Firstly how to identify an eclipse.
Stage one, look at it and compare it to our handy chart.

 No, this is not an eclipse, this is a paperclipse and cannot block out the sun but can be used to clean out ear holes if you are the unwholesome type that does this at work. Additional usage for paperclipse include attaching paper memos to toilet rolls and occasionally holding together shoe laces for a trendy ‘no tie’ Back To The Future look.

  No, this is not an eclipse, this is a bicycle clipse, used to hold up bicycles for storage. Can also be used as a makeshift horseshoe, simply attach them to the bottom of any footwear and canter away to your hearts content whilst humming the tune to Black Beauty.

  No, this is not an eclipse, this is a hair clipse, often used to hold up hair that has suffered a hairpocalypse at the hands of a poor hairdresser. Also makes excellent nasal hair holders when sculpting into shapes.

  No, this is not an eclipse, this is a calypso renamed calippo after several incidents involving partygoers expecting more dancing and possibly music when turning up to a calypso party at an ice lolly company. Eating does not make you dance extravagantly but the empty tube can be used as a makeshift trombone.

 If it’s dark outside it’s the eclipse.

Or possibly it’s night time.

Or you are indoors in a room with no windows and the lightbulb has just gone.

The picture above ‘simulates’ an eclipse, to simulate and eclipse in your own home in complete safety simply shut your eyes now.

Dusty Bin and Ted Rogers (Ted is on the right next to Dusty dressed in a blue Butlins jacket)

I’ll do it with you, open them again when you hear me type 3,2,1 just like Ted Rogers on that game show with dusty bin.

Shutting my eyes…now!

Myam ashd ja awbauia bna asd! Kajkasbdh qwnmqw ainbaw awn w iwqoima apo heavbadsd.

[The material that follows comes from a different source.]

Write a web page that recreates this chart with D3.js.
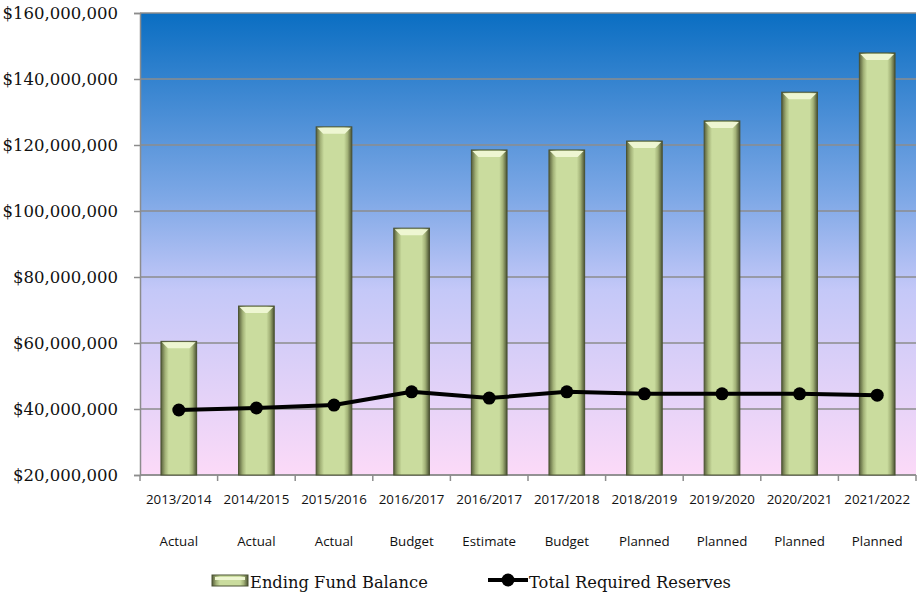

Open your eyes! Remember not to type with eyes closed.

Remember never, ever look directly at the sun, it’s full of ridiculous stories to make your blood boil and it has tits on page three.

To avoid damage to your eyes always wear the correct eye gear to view in safety.

Sun-B-Gone is our patented eye wear for solar spectaculars! Dual Zeinithithy lenses magnify the suns brightness by X100 and our comfort chin strap and sausage grip ear levers guarantee comfort. See Graham in the photo above, his Sun-B-Gone’s have not only given him an excellent view of the eclipse but also buffed up his body into a bronzed spectacular with bullet hard nipples. Buy one and get the man of your dreams delivered absolutely free from our sister company Mr Greys-2-Go part of the Greys-A-Go-Go Group of companies.

Yours for only £99!

(first payment of £99 guarantees your Sun-B-Gone reservation, 1,293 further monthly payments of £99 secure the services of our Mr Greys, should your Mr Grey become worn out or experience a flat during this period simply return him for a free upgrade. Choose from over fifty Mr Greys in our showrooms, from the rampant to dominant, from the buff to eye fluff the choice is yours. Non refundable, all Mr Greys come with minimal clothing)

Enjoy your Eclipse wherever you are and don’t forget there’s a repeat performance every night so you can experience the thrill of it getting dark time and time again!

Todays blog has been bought to you by the Eclipse Marketing Board, Hull.